The dress During the Day on the Ship
Very casual and comfortable. Be sure to bring some cooler clothing as they keep it warm on the ship so you do not need all the heavy fleece type clothing. Even some short sleeve t-shirts would be appropriate.
What to Wear in the Landings
LIFE VEST Last thing you put on is your life vest. These are very small and not big like many life vests can be. Not uncomfortable to wear (shown in the above picture).
WALKING STICK If anyone has a little difficulty with balance, a walking stick is a great idea and it does help steady you on the rocky landings. Quite a few people had these.
PROVIDED CLOTHING The ship will provide you with a polar parka and backpack that you can take home with you when you leave the ship. Even though the parka does not look very thick, it is surprisingly warm and works great. I bought a new warm coat for my first trip and never even put it on! Make sure that the provided rubber boots you select are big enough for your pants and sock layers. This is important since they are hard to get on and off, particularly if they are too tight. The pre-cruise materials suggest you bring your own boots but there are plenty onboard.
IT IS IMPERATIVE THAT YOU BRING A PAIR OF WATERPROOF PANTS The cheap type works fine with the rubber inside. Some of the expensive new materials work no better than the plain rubberized pants. We purchased a pair from REI that were about $75 and I actually really liked these pants. Zippered pockets helped hold our room keys and they dried instantly. Sporting goods stores carry these. Lots of people had rubber overalls and they worked well, but pants are sufficient. These are very ugly but do not worry, everyone looks just the same. These are my recommendations. Others may think differently, but this is what I would suggest.
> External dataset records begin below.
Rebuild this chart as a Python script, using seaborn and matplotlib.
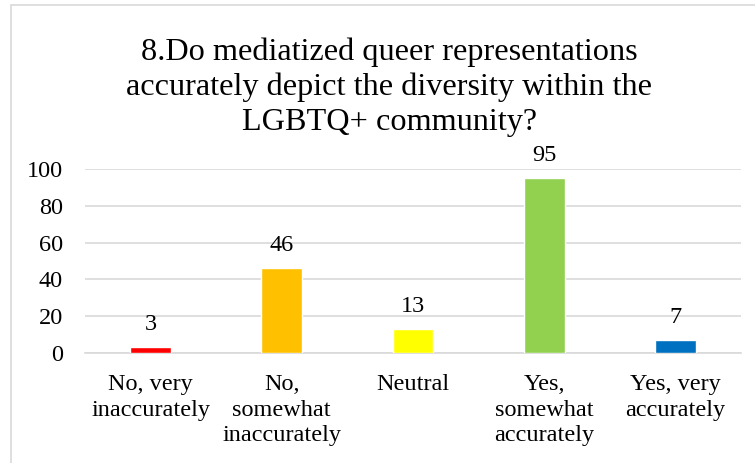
import matplotlib
matplotlib.use("Agg")
import matplotlib.pyplot as plt
import seaborn as sns
import pandas as pd
from matplotlib.patches import Rectangle

categories = ["No, very\ninaccurately", "No,\nsomewhat\ninaccurately", "Neutral",
              "Yes,\nsomewhat\naccurately", "Yes, very\naccurately"]
counts = [3, 46, 13, 95, 7]
colors = ["#FF0000", "#FFC000", "#FFFF00", "#92D050", "#0070C0"]
title = "8.Do mediatized queer representations\naccurately depict the diversity within the\nLGBTQ+ community?"

sns.set_theme(style="white")
plt.rcParams["font.family"] = ["Liberation Serif", "DejaVu Serif"]

df = pd.DataFrame({"answer": categories, "count": counts})

fig = plt.figure(figsize=(7.55, 4.63), dpi=100)
ax = fig.add_axes([85 / 755, 1 - 353 / 463, (741 - 85) / 755, (353 - 169) / 463])

sns.barplot(data=df, x="answer", y="count", hue="answer", palette=colors,
            legend=False, width=0.31, saturation=1, ax=ax, zorder=3)

ax.set_ylim(0, 100)
ax.set_yticks(range(0, 101, 20))
ax.set_xlim(-0.5, len(categories) - 0.5)
ax.yaxis.grid(True, color="#d9d9d9", linewidth=1.2, zorder=0)
ax.set_axisbelow(True)
for side in ["top", "right", "left"]:
    ax.spines[side].set_visible(False)
ax.spines["bottom"].set_color("#d9d9d9")
ax.spines["bottom"].set_linewidth(1.2)
ax.set_xlabel("")
ax.set_ylabel("")
ax.tick_params(axis="y", length=0, pad=16, labelsize=17.5, labelcolor="black")
ax.tick_params(axis="x", length=0, pad=15, labelsize=17.5, labelcolor="black")
for lbl in ax.get_xticklabels():
    lbl.set_linespacing(1.3)

for container in ax.containers:
    ax.bar_label(container, labels=[f"{v:g}" for v in container.datavalues],
                 padding=9, fontsize=17.5, color="black")

fig.text(389 / 755, 1 - 87 / 463, title, ha="center", va="center",
         fontsize=23.2, linespacing=1.25, color="black")

fig.patches.append(Rectangle((11 / 755, -0.1), 1.0, 1 - 5 / 463 + 0.1,
                             transform=fig.transFigure, fill=False,
                             edgecolor="#d9d9d9", linewidth=1.2))

fig.savefig("out.png", dpi=100)
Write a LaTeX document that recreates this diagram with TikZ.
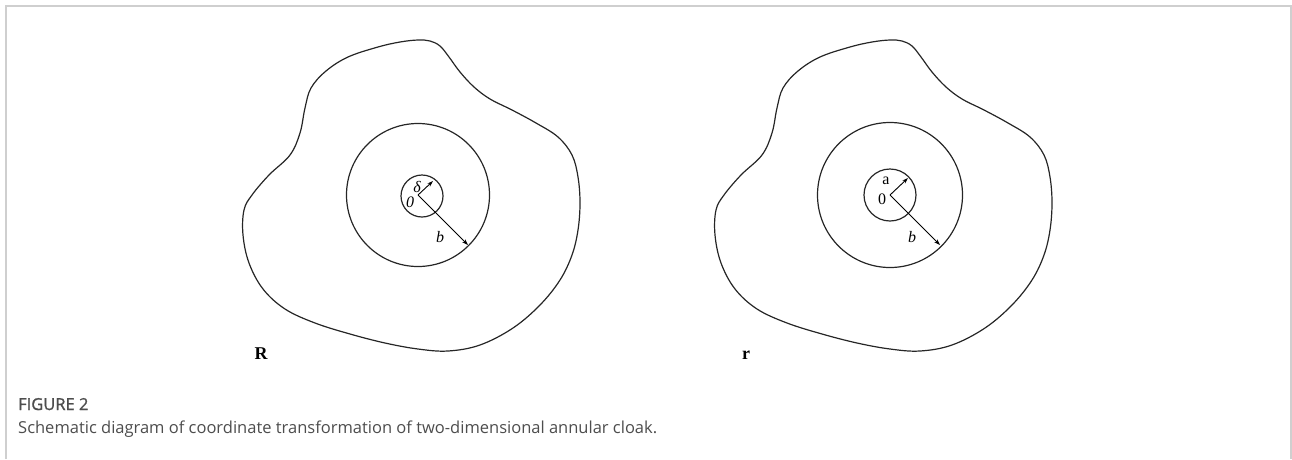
\documentclass[tikz,border=0pt]{standalone}
\usepackage{fontspec}
\setmainfont{Liberation Serif}
\newfontfamily\capfont{Open Sans}
\newfontfamily\capfontb[FakeBold=1.2]{Open Sans}
\usetikzlibrary{arrows.meta}

\definecolor{framegray}{HTML}{CFCFCF}
\definecolor{capgray}{HTML}{4D4D4D}

\tikzset{
  ring/.style={line width=1.2pt, black!85},
  blob/.style={line width=1.2pt, black!85},
  radius arrow/.style={line width=0.9pt, -{Stealth[length=6pt,width=4pt]}},
  lbl/.style={inner sep=0pt, font=\fontsize{16}{16}\selectfont},
  tag/.style={inner sep=0pt, font=\fontsize{18}{18}\selectfont\bfseries},
  captext/.style={inner sep=0pt, anchor=base west, text=capgray,
    font=\capfont\fontsize{16.5}{16.5}\selectfont},
}

\begin{document}
\begin{tikzpicture}[x=1pt,y=-1pt]
\useasboundingbox (0,0) rectangle (1292,459);

% frame round the figure
\draw[framegray, line width=2pt] (6,459) -- (6,6) -- (1291,6) -- (1291,459);

% the two outer regions (same outline)
\foreach \cx in {418,890} {
  \draw[blob, shift={(\cx,195)}] plot[smooth cycle, tension=0.6] coordinates {
    (0,-155) (12,-154) (22,-149) (31,-138) (42,-123) (56,-108) (72,-96)
    (94,-85) (118,-72) (140,-58) (154,-40) (160,-18) (162,8) (160,35)
    (154,60) (142,85) (122,110) (95,133) (62,150) (30,156) (0,154)
    (-33,148) (-68,139) (-103,128) (-133,114) (-155,94) (-169,68)
    (-175,40) (-174,15) (-166,0) (-149,-20) (-128,-40) (-118,-62)
    (-113,-87) (-107,-107) (-92,-124) (-70,-138) (-40,-148) (-18,-153)};
}

% left: original space R
\coordinate (O1) at (418,195);
\coordinate (d1) at (433,181);
\coordinate (b1) at (468,245);
\draw[ring] (O1) circle (71.5pt);
\draw[ring] (422,196) circle (21pt);
\draw[radius arrow] (O1) -- (d1);
\draw[radius arrow] (O1) -- (b1);
\node[lbl] (delta) at (417,187) {\itshape δ};
\node[lbl] (zero1) at (410,202) {\itshape 0};
\node[lbl] (bee1) at (440,237) {\itshape b};
\node[tag] (bigR) at (261,354) {R};

% right: transformed space r
\coordinate (O2) at (890,195);
\coordinate (a2) at (908,178);
\coordinate (b2) at (940,245);
\draw[ring] (O2) circle (72.5pt);
\draw[ring] (O2) circle (26pt);
\draw[radius arrow] (O2) -- (a2);
\draw[radius arrow] (O2) -- (b2);
\node[lbl] (ay) at (886,181) {a};
\node[lbl] (zero2) at (882,199) {0};
\node[lbl] (bee2) at (912,237) {\itshape b};
\node[tag] (smallr) at (746,355) {r};

% caption
\node[captext, font=\capfontb\fontsize{16.5}{16.5}\selectfont] (fignum) at (18,410) {FIGURE 2};
\node[captext] (figcap) at (18,433) {Schematic diagram of coordinate transformation of two-dimensional annular cloak.};
\end{tikzpicture}
\end{document}
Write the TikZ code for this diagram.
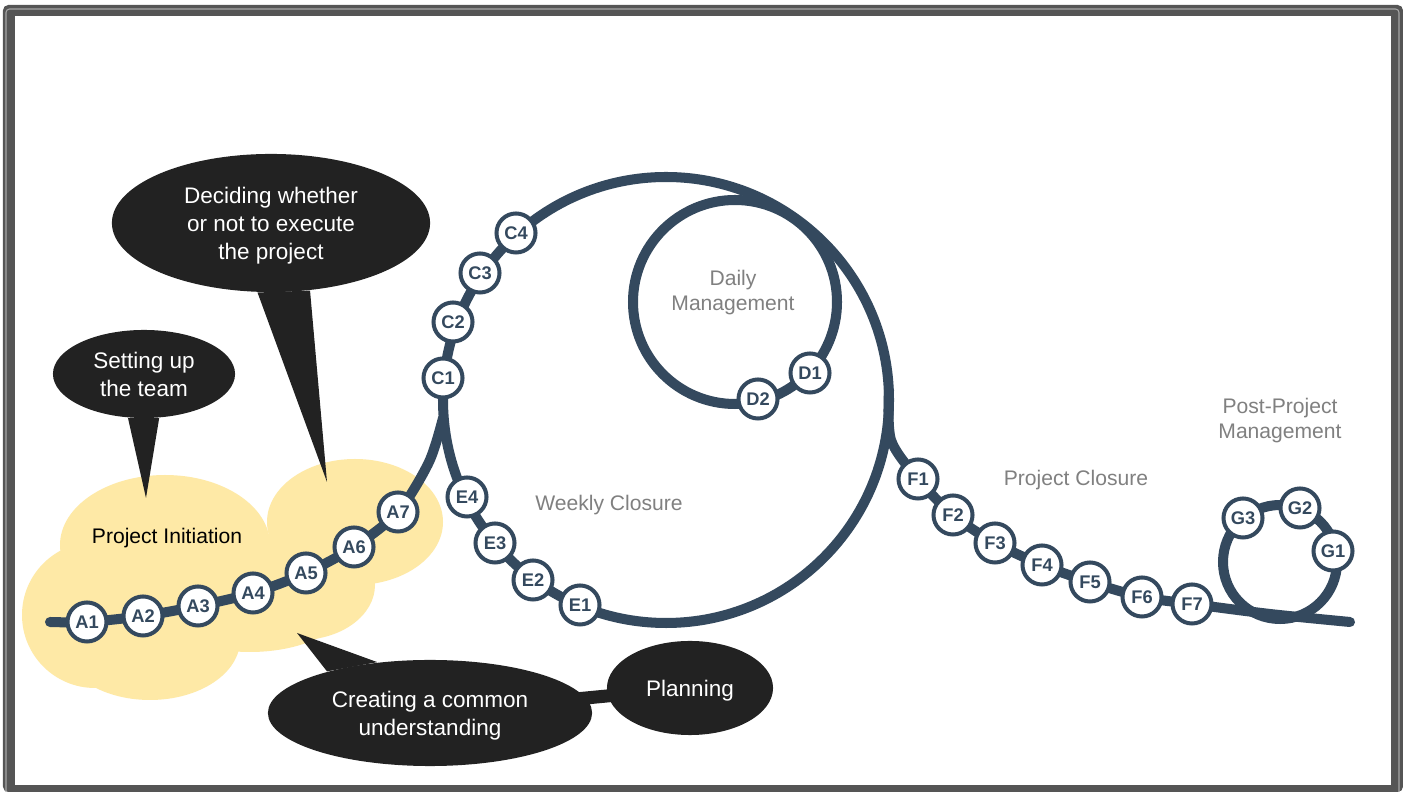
\documentclass[tikz,border=0pt]{standalone}
\usepackage{fontspec}
\setmainfont{Liberation Sans}
\usetikzlibrary{shapes.geometric}

\definecolor{trackblue}{HTML}{34495E}
\definecolor{bubble}{HTML}{222222}
\definecolor{cloudy}{HTML}{FEE9A6}
\definecolor{framegray}{HTML}{555555}
\definecolor{phasegray}{HTML}{808080}

\tikzset{
	track/.style={draw=trackblue, line width=2.85pt, line cap=round},
	stop/.style={circle, draw=trackblue, fill=white, line width=1.14pt, minimum size=0.39cm, inner sep=0pt, text=trackblue, font=\fontsize{5.2}{6}\selectfont\bfseries},
	balloon/.style={ellipse, fill=bubble, inner sep=0pt, text depth=-0.3pt, text=white, align=center, font=\fontsize{6.4}{8}\selectfont},
	phase/.style={text=phasegray, text depth=-0.2pt, align=center, font=\fontsize{6}{7.1}\selectfont}
}

\begin{document}
\begin{tikzpicture}[x=0.01cm, y=-0.01cm]
		\useasboundingbox (0,0) rectangle (1403,792);
		\fill[framegray, rounded corners=1.5pt] (3,5) rectangle (1403,792);
		\draw[gray!70, line width=0.3pt, rounded corners=1pt] (6,9) rectangle (1399,800);
		\fill[white] (15,16) rectangle (1391,785);

		\fill[cloudy] (165,545) ellipse [x radius=105, y radius=70];
		\fill[cloudy] (355,522) ellipse [x radius=88, y radius=63];
		\fill[cloudy] (95,615) circle (73);
		\fill[cloudy] (150,640) ellipse [x radius=90, y radius=60];
		\fill[cloudy] (250,600) ellipse [x radius=100, y radius=52];
		\fill[cloudy] (300,585) ellipse [x radius=75, y radius=55];
		\node[font=\fontsize{6}{7}\selectfont, text depth=-0.2pt] (init) at (167,536) {Project Initiation};

		\foreach \n/\x/\y in {A1/87/622, A2/143/616, A3/198/606, A4/253/593, A5/306/573, A6/354/547, A7/398/512,
				C1/443/378, C2/453/322, C3/480/273, C4/516/233, D1/810/373, D2/758/399,
				E1/580/605, E2/533/580, E3/495/543, E4/467/497,
				F1/918/479, F2/953/515, F3/995/543, F4/1042/565, F5/1090/582, F6/1142/597, F7/1192/604,
				G1/1333/551, G2/1300/508, G3/1243/518}
			\coordinate (p\n) at (\x,\y);
		\coordinate (weekly) at (666,400);
		\coordinate (daily) at (735,302);
		\coordinate (post) at (1280,562);

		\draw[track] (weekly) circle (223);
		\draw[track] (daily) circle (102);
		\draw[track] (post) circle (57);
		\draw[track] plot[smooth] coordinates {(50,622) (pA1) (pA2) (pA3) (pA4) (pA5) (pA6) (pA7) (429,462) (443,418)};
		\draw[track] plot[smooth] coordinates {(889,390) (891,440) (pF1) (pF2) (pF3) (pF4) (pF5) (pF6) (pF7) (1270,614) (1350,622)};

		\foreach \n in {A1,A2,A3,A4,A5,A6,A7,C1,C2,C3,C4,D1,D2,E1,E2,E3,E4,F1,F2,F3,F4,F5,F6,F7,G1,G2,G3}
			\node[stop] (\n) at (p\n) {\n};

		\node[phase] (dailylbl) at (733,290) {Daily\\Management};
		\node[phase] (weeklylbl) at (609,503) {Weekly Closure};
		\node[phase] (closurelbl) at (1076,478) {Project Closure};
		\node[phase] (postlbl) at (1280,418) {Post-Project\\Management};

		\node[balloon, minimum width=3.18cm, minimum height=1.38cm] (decide) at (271,223) {Deciding whether\\or not to execute\\the project};
		\coordinate (decide tip) at (327,482);
		\fill[bubble] (decide.259) -- (decide tip) -- (decide.300) -- cycle;

		\node[balloon, minimum width=1.82cm, minimum height=0.88cm] (team) at (144,374) {Setting up\\the team};
		\coordinate (team tip) at (146,498);
		\fill[bubble] (team.250) -- (team tip) -- (team.289) -- cycle;

		\node[balloon, minimum width=3.24cm, minimum height=1.06cm] (common) at (430,713) {Creating a common\\understanding};
		\coordinate (common tip) at (297,633);
		\fill[bubble] (common.158) -- (common tip) -- (common.136) -- cycle;

		\node[balloon, minimum width=1.66cm, minimum height=0.94cm] (plan) at (690,688) {Planning};
		\draw[bubble, line width=3.7pt, shorten <=-3pt, shorten >=-3pt] (common) -- (plan);
	\end{tikzpicture}
\end{document}
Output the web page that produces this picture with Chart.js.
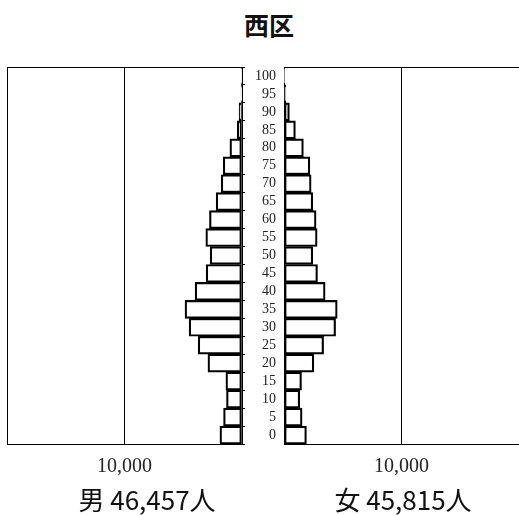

FIRST LAYER First you need a layer of long underwear, top and bottom.; The silks are highly touted but I found that the plain cotton duofold sold at Oshmans and other sporting goods stores work the best. It is, of course, a personal choice. The silks are thinner, but believe me, everyone looks like a roly-poly, so it really does not make any difference. Dillards carries a line of long underwear for women that I found to be excellent. I would also buy the liner socks. These are either silk or cotton, very thin to wear under the thick socks. This makes quite a difference in the warmth and comfort factors. Another thing I found very helpful, was the liner gloves. This makes it much easier to slip on and off your leather gloves.
SECOND LAYER For the top I would wear another t-shirt, or if it appears to be cold, a layer of fleece, which is still light, yet warm. This is plenty with the polar parka that the cruise line will provide you. NO ONE WILL EVER SEE THIS CLOTHING as the parka covers up everything, so just buy cheap fleece tops; two would be sufficient. For the bottom, you need a pair of pants to go between the long underwear and the rubberized waterproof pants. If you do not have an extra layer and you perspire, you can get cold. I would suggest something that thins out at the ankle. You need to stuff all this in your boots, so if it is too full at the bottom it can be a problem. My husband wore blue jeans; I wore a pair of fleece pants. You will need one or two pairs of wool or ski socks. I wore two pairs and never had cold feet; my husband wore one pair and was fine.
THIRD LAYER You need a hat. The ones that worked the best were fleece, which is light and warm. The only problem is if the hat rides up, your ears can get very cold. The people that had hats with earflaps or earmuffs were very smart. These looked so silly in the store, but they really work well. The parka the ship gives you has a hood, but you need a warm layer under that. You will need leather or waterproof gloves. Fleece gloves get wet very quickly, so they do not work well. Once you take off those gloves, it is hard to put them back on without the glove liners. Put on your waterproof pants, your parkas, and your rubber boots and away you go. Always put the first pair of pants inside the boots and the rubberized pants on the outside of the boots. This way you stay dry when you step into water.